The Indian government's lack of seriousness in dealing with terrorism is the reason terrorists keep on striking in the country, according to Sumit Ganguly, director of the India Studies Institute at Indiana University.
"I think the way they struck -- in an extraordinarily violent and sweeping fashion -- was possible because India has not been serious enough about addressing the terrorist threat. One does not have to agree with (Bharatiya Janata Party leader) L K Advani to reach this conclusion," Ganguly, holder of the Rabindranath Tagore Professorship in Indian Cultures and Civilizations, told rediff.com.
He, however, noted that India has responded very well in the aftermath of the terrorist attack on Mumbai.
"They have not panicked, and they are proceeding systematically. All that is very creditable," Ganguly said.
He was quick to add, "Simply saying 'we will maintain our resolve in the face of this terrorist threat' is not enough. It is one thing to maintain your resolve after bombs go off and quite another to develop serious database of terrorists, to go after them, to disrupt the network and to make this a national priority," Ganguly said.

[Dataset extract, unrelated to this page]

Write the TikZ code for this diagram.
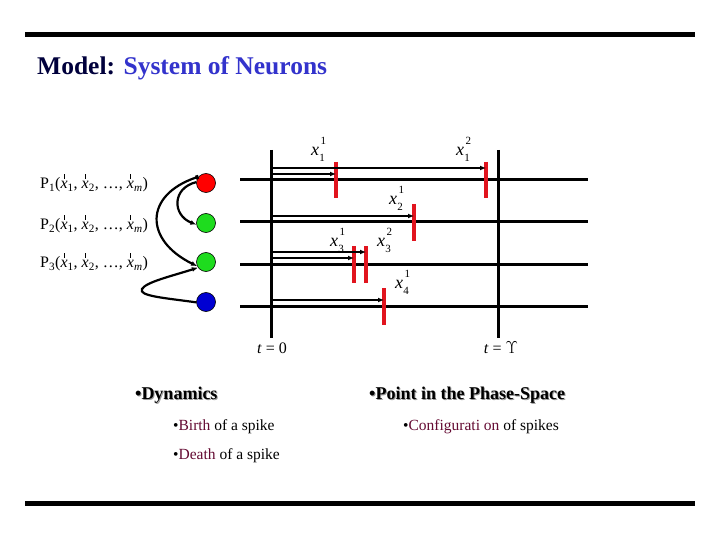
\documentclass[tikz,border=0pt]{standalone}
\usepackage{fontspec}
\setmainfont{Liberation Serif}
\usetikzlibrary{arrows.meta}
\definecolor{titledark}{RGB}{0,0,60}
\definecolor{titleblue}{RGB}{51,51,204}
\definecolor{spikered}{RGB}{225,20,30}
\definecolor{maroon}{RGB}{100,10,50}
\definecolor{ngreen}{RGB}{30,220,30}
\definecolor{nblue}{RGB}{0,0,210}
\newcommand{\tickx}{\makebox[0pt][l]{\hspace{0.2em}\raisebox{0.62em}{\rule{0.06em}{0.32em}}}\textit{x}}
\newcommand{\plabel}[1]{P\textsubscript{#1}(\tickx\textsubscript{1}, \tickx\textsubscript{2}, \ldots, \tickx\textsubscript{\textit{m}})}
\newcommand{\smallidx}{\fontsize{11}{11}\selectfont}
\newcommand{\xlab}[2]{\textit{x}\kern0.02em\rlap{\raisebox{0.62em}{\smallidx\kern0.1em #2}}\raisebox{-0.32em}{\smallidx #1}}
\begin{document}
\begin{tikzpicture}[x=1pt,y=-1pt,
  rule/.style={line width=5pt},
  neuronline/.style={line width=3pt},
  timeline/.style={line width=3pt},
  spike/.style={line width=4pt, spikered},
  interval/.style={line width=1.5pt, {Bar[width=5pt,line width=2pt]}-{Latex[length=6pt,width=5pt]}},
  neuron/.style={circle, draw=black, line width=0.6pt, minimum size=19pt, inner sep=0pt},
  link/.style={line width=2.2pt, -{Latex[length=6pt,width=5pt]}},
  xl/.style={font=\fontsize{18}{18}\selectfont, inner sep=0pt},
  pl/.style={font=\fontsize{16}{16}\selectfont, anchor=west, inner sep=0pt},
  head/.style={font=\fontsize{18}{18}\selectfont\bfseries, anchor=base west, inner sep=0pt},
  item/.style={font=\fontsize{15.5}{16}\selectfont, anchor=base west, inner sep=0pt}
]
\useasboundingbox (0,0) rectangle (720,540);
\fill[white] (0,0) rectangle (720,540);
% rules
\draw[rule] (25,35) -- (695,35);
\draw[rule] (25,503) -- (695,503);
% title
\node[anchor=base west, inner sep=0pt, font=\fontsize{25.5}{27}\selectfont\bfseries] (title) at (37,75)
  {\textcolor{titledark}{Model:} \textcolor{titleblue}{System of Neurons}};
% neuron lines
\foreach \i/\y in {1/180,2/222,3/264,4/306}{
  \coordinate (ls\i) at (240,\y);
  \coordinate (le\i) at (588,\y);
  \draw[neuronline] (ls\i) -- (le\i);
}
% time lines
\coordinate (t0top) at (271,150); \coordinate (t0bot) at (271,338);
\coordinate (tTtop) at (498,150); \coordinate (tTbot) at (498,338);
\draw[timeline] (t0top) -- (t0bot);
\draw[timeline] (tTtop) -- (tTbot);
\node[font=\fontsize{16}{16}\selectfont, anchor=base] (t0) at (272,353) {\textit{t} = 0};
\node[font=\fontsize{16}{16}\selectfont, anchor=base] (tT) at (501,353) {\textit{t} = $\Upsilon$};
% spikes
\foreach \n/\x/\a/\b in {s11/336/162/198, s12/486/162/198, s21/414/204/241, s31/354/246/283, s32/366/246/283, s41/384/288/325}{
  \coordinate (\n top) at (\x,\a);
  \coordinate (\n bot) at (\x,\b);
  \draw[spike] (\n top) -- (\n bot);
}
% intervals
\coordinate (a12s) at (271,168); \coordinate (a12e) at (486,168);
\coordinate (a11s) at (271,174); \coordinate (a11e) at (336,174);
\coordinate (a21s) at (271,216); \coordinate (a21e) at (414,216);
\coordinate (a32s) at (271,252); \coordinate (a32e) at (366,252);
\coordinate (a31s) at (271,258); \coordinate (a31e) at (354,258);
\coordinate (a41s) at (271,300); \coordinate (a41e) at (384,300);
\foreach \n in {a12,a11,a21,a32,a31,a41}{
  \draw[interval] (\n s) -- (\n e);
}
% spike labels
\node[xl] (x11) at (318,149) {\xlab{1}{1}};
\node[xl] (x12) at (463,149) {\xlab{1}{2}};
\node[xl] (x21) at (396,198) {\xlab{2}{1}};
\node[xl] (x31) at (337,240) {\xlab{3}{1}};
\node[xl] (x32) at (384,240) {\xlab{3}{2}};
\node[xl] (x41) at (402,282) {\xlab{4}{1}};
% P labels
\node[pl] (p1) at (40,183) {\plabel{1}};
\node[pl] (p2) at (40,224) {\plabel{2}};
\node[pl] (p3) at (40,262) {\plabel{3}};
% neurons
\node[neuron, fill=red] (n1) at (206,183) {};
\node[neuron, fill=ngreen] (n2) at (206,223) {};
\node[neuron, fill=ngreen] (n3) at (206,262) {};
\node[neuron, fill=nblue] (n4) at (206,302) {};
% links
\draw[link, {Square[length=3pt,width=4pt]}-{Latex[length=6pt,width=5pt]}] (n1.140) .. controls (144,195) and (144,240) .. (n3.205);
\draw[link] (n1.175) .. controls (172,188) and (172,215) .. (n2.190);
\draw[link] (n4.182) .. controls (165,298) and (138,296) .. (142,289) .. controls (146,282) and (172,276) .. (n3.215);
% bottom text
\node[head, text=black!40] at (136,400) {•Dynamics};
\node[head] (dyn) at (135,399) {•Dynamics};
\node[head, text=black!40] at (370,400) {•Point in the Phase-Space};
\node[head] (pps) at (369,399) {•Point in the Phase-Space};
\node[item] (birth) at (173,430) {•\textcolor{maroon}{Birth} of a spike};
\node[item] (death) at (173,459) {•\textcolor{maroon}{Death} of a spike};
\node[item] (conf) at (403,430) {•\textcolor{maroon}{Configurati\kern0.25em on} of spikes};
\end{tikzpicture}
\end{document}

"I just do not see the evidence for that. This attitude has emboldened some people," he said.
Ganguly agreed that the timing of the terror attack on India's financial capital was significant, right after the peaceful polls in Jammu and Kashmir and only a week before the USIBC was slated to take a large delegation of nuclear power companies.
Was this an attempt to hit the growing US-India relationship, especially on the economic front?
"That is clearly one element. This is a message (for India) that getting too close to the United States will cost them. Also, it is designed to undermine India's financial stability," Ganguly said.
"Why not strike somewhere else? Why Mumbai, the place expatriates and Americans frequent. It is clearly designed to send a message that India is an unsafe place to do business," Ganguly said.
He said that there is no point talking about the terrorist attack now. "What's the point of talking about it? Why has it (a national plan to fight terrorism) not been done on a war footing? ," he said.
"I think outside Iraq, India has seen the largest number of terrorist attacks in the past year. This is not an occasional episode. This has become a routine sort of calamity and when it becomes so, the government) should treat it as a national priority. It is not something that you respond to in an ad hoc fashion, however well you respond after the attack," Ganguly said.
Speaking on Pakistan President Asif Ali Zardari's statement, that India should not react in a knee-jerk fashion, Ganguly said, "Of course he has to say that. He cannot say that 'let me see if one of our people did this.'"
"I talked to a retied Indian diplomat and he said that a ship came from Karachi. Of course, Pakistan would say that 'we have nothing to do it', which may be true. But what worries me is the statement by PM Singh that terrorists were based outside the country," Ganguly said.
"Dr Singh is not given to pointing fingers and drawing some quick conclusions unless he has some kind of evidence," he said. "Nonetheless, one should not draw any conclusion right away (about the origin of the terrorist attack)," Ganguly said.